▸ THE PROBLEM:
Give back every line exactly as it appears, pictures excluded.

******************************

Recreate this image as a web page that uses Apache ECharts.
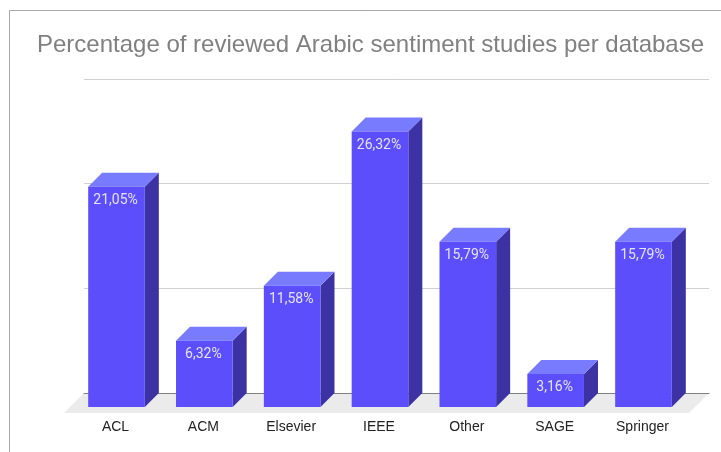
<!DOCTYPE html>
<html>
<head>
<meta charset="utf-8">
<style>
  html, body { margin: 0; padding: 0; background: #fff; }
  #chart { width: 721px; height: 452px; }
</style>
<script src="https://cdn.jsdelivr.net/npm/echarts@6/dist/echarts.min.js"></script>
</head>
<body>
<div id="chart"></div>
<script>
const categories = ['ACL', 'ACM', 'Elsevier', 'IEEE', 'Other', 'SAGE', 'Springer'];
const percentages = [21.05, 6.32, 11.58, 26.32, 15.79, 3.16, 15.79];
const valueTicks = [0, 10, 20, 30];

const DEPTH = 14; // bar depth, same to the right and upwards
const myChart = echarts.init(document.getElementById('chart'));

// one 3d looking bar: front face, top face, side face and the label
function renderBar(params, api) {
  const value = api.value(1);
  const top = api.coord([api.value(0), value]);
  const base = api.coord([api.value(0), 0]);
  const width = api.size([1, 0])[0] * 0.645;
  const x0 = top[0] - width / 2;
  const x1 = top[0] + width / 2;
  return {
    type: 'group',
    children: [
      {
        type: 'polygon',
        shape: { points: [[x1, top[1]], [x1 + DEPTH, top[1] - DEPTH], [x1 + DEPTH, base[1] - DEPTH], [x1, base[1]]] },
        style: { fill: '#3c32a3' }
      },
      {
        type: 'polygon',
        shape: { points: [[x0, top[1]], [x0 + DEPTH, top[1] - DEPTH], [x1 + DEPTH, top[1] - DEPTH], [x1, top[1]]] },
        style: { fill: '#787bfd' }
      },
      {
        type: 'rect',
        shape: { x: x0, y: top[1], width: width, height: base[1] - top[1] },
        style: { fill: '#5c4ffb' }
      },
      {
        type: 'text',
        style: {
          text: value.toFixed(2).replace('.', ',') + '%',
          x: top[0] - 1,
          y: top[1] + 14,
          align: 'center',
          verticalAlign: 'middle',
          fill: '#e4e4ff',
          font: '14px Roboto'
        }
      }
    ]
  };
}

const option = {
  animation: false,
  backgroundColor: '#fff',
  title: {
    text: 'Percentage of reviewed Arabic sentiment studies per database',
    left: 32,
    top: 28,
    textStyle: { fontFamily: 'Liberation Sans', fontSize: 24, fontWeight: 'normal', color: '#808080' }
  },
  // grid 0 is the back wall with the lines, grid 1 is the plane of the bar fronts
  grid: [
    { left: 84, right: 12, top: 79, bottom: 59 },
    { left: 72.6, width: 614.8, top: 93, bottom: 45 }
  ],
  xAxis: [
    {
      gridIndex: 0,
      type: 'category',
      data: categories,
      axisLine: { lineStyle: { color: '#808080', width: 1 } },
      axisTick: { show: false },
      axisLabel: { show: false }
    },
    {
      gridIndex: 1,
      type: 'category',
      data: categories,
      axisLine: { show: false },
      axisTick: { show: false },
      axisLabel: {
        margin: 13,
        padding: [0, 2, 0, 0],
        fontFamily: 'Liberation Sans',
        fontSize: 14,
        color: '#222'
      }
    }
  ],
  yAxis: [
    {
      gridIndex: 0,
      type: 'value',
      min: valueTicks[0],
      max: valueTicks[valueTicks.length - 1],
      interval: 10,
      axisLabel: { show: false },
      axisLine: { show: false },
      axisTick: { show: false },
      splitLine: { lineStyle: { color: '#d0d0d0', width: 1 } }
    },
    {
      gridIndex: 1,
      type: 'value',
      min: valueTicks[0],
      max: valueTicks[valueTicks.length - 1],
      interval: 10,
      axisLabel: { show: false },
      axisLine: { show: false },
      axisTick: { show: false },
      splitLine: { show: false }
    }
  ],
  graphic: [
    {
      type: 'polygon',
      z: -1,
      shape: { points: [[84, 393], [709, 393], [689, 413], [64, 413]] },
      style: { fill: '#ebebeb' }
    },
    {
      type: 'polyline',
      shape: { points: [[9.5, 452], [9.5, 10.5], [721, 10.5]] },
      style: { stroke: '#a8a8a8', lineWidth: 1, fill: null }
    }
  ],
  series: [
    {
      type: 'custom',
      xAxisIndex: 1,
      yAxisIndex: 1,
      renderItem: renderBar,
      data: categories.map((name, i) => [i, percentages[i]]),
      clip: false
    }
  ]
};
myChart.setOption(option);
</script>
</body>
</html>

******************************

▸ TASK ANSWER:
Recreate this image as a web page that uses Apache ECharts.
<!DOCTYPE html>
<html>
<head>
<meta charset="utf-8">
<style>
  html, body { margin: 0; padding: 0; background: #fff; }
  #chart { width: 721px; height: 452px; }
</style>
<script src="https://cdn.jsdelivr.net/npm/echarts@6/dist/echarts.min.js"></script>
</head>
<body>
<div id="chart"></div>
<script>
const categories = ['ACL', 'ACM', 'Elsevier', 'IEEE', 'Other', 'SAGE', 'Springer'];
const percentages = [21.05, 6.32, 11.58, 26.32, 15.79, 3.16, 15.79];
const valueTicks = [0, 10, 20, 30];

const DEPTH = 14; // bar depth, same to the right and upwards
const myChart = echarts.init(document.getElementById('chart'));

// one 3d looking bar: front face, top face, side face and the label
function renderBar(params, api) {
  const value = api.value(1);
  const top = api.coord([api.value(0), value]);
  const base = api.coord([api.value(0), 0]);
  const width = api.size([1, 0])[0] * 0.645;
  const x0 = top[0] - width / 2;
  const x1 = top[0] + width / 2;
  return {
    type: 'group',
    children: [
      {
        type: 'polygon',
        shape: { points: [[x1, top[1]], [x1 + DEPTH, top[1] - DEPTH], [x1 + DEPTH, base[1] - DEPTH], [x1, base[1]]] },
        style: { fill: '#3c32a3' }
      },
      {
        type: 'polygon',
        shape: { points: [[x0, top[1]], [x0 + DEPTH, top[1] - DEPTH], [x1 + DEPTH, top[1] - DEPTH], [x1, top[1]]] },
        style: { fill: '#787bfd' }
      },
      {
        type: 'rect',
        shape: { x: x0, y: top[1], width: width, height: base[1] - top[1] },
        style: { fill: '#5c4ffb' }
      },
      {
        type: 'text',
        style: {
          text: value.toFixed(2).replace('.', ',') + '%',
          x: top[0] - 1,
          y: top[1] + 14,
          align: 'center',
          verticalAlign: 'middle',
          fill: '#e4e4ff',
          font: '14px Roboto'
        }
      }
    ]
  };
}

const option = {
  animation: false,
  backgroundColor: '#fff',
  title: {
    text: 'Percentage of reviewed Arabic sentiment studies per database',
    left: 32,
    top: 28,
    textStyle: { fontFamily: 'Liberation Sans', fontSize: 24, fontWeight: 'normal', color: '#808080' }
  },
  // grid 0 is the back wall with the lines, grid 1 is the plane of the bar fronts
  grid: [
    { left: 84, right: 12, top: 79, bottom: 59 },
    { left: 72.6, width: 614.8, top: 93, bottom: 45 }
  ],
  xAxis: [
    {
      gridIndex: 0,
      type: 'category',
      data: categories,
      axisLine: { lineStyle: { color: '#808080', width: 1 } },
      axisTick: { show: false },
      axisLabel: { show: false }
    },
    {
      gridIndex: 1,
      type: 'category',
      data: categories,
      axisLine: { show: false },
      axisTick: { show: false },
      axisLabel: {
        margin: 13,
        padding: [0, 2, 0, 0],
        fontFamily: 'Liberation Sans',
        fontSize: 14,
        color: '#222'
      }
    }
  ],
  yAxis: [
    {
      gridIndex: 0,
      type: 'value',
      min: valueTicks[0],
      max: valueTicks[valueTicks.length - 1],
      interval: 10,
      axisLabel: { show: false },
      axisLine: { show: false },
      axisTick: { show: false },
      splitLine: { lineStyle: { color: '#d0d0d0', width: 1 } }
    },
    {
      gridIndex: 1,
      type: 'value',
      min: valueTicks[0],
      max: valueTicks[valueTicks.length - 1],
      interval: 10,
      axisLabel: { show: false },
      axisLine: { show: false },
      axisTick: { show: false },
      splitLine: { show: false }
    }
  ],
  graphic: [
    {
      type: 'polygon',
      z: -1,
      shape: { points: [[84, 393], [709, 393], [689, 413], [64, 413]] },
      style: { fill: '#ebebeb' }
    },
    {
      type: 'polyline',
      shape: { points: [[9.5, 452], [9.5, 10.5], [721, 10.5]] },
      style: { stroke: '#a8a8a8', lineWidth: 1, fill: null }
    }
  ],
  series: [
    {
      type: 'custom',
      xAxisIndex: 1,
      yAxisIndex: 1,
      renderItem: renderBar,
      data: categories.map((name, i) => [i, percentages[i]]),
      clip: false
    }
  ]
};
myChart.setOption(option);
</script>
</body>
</html>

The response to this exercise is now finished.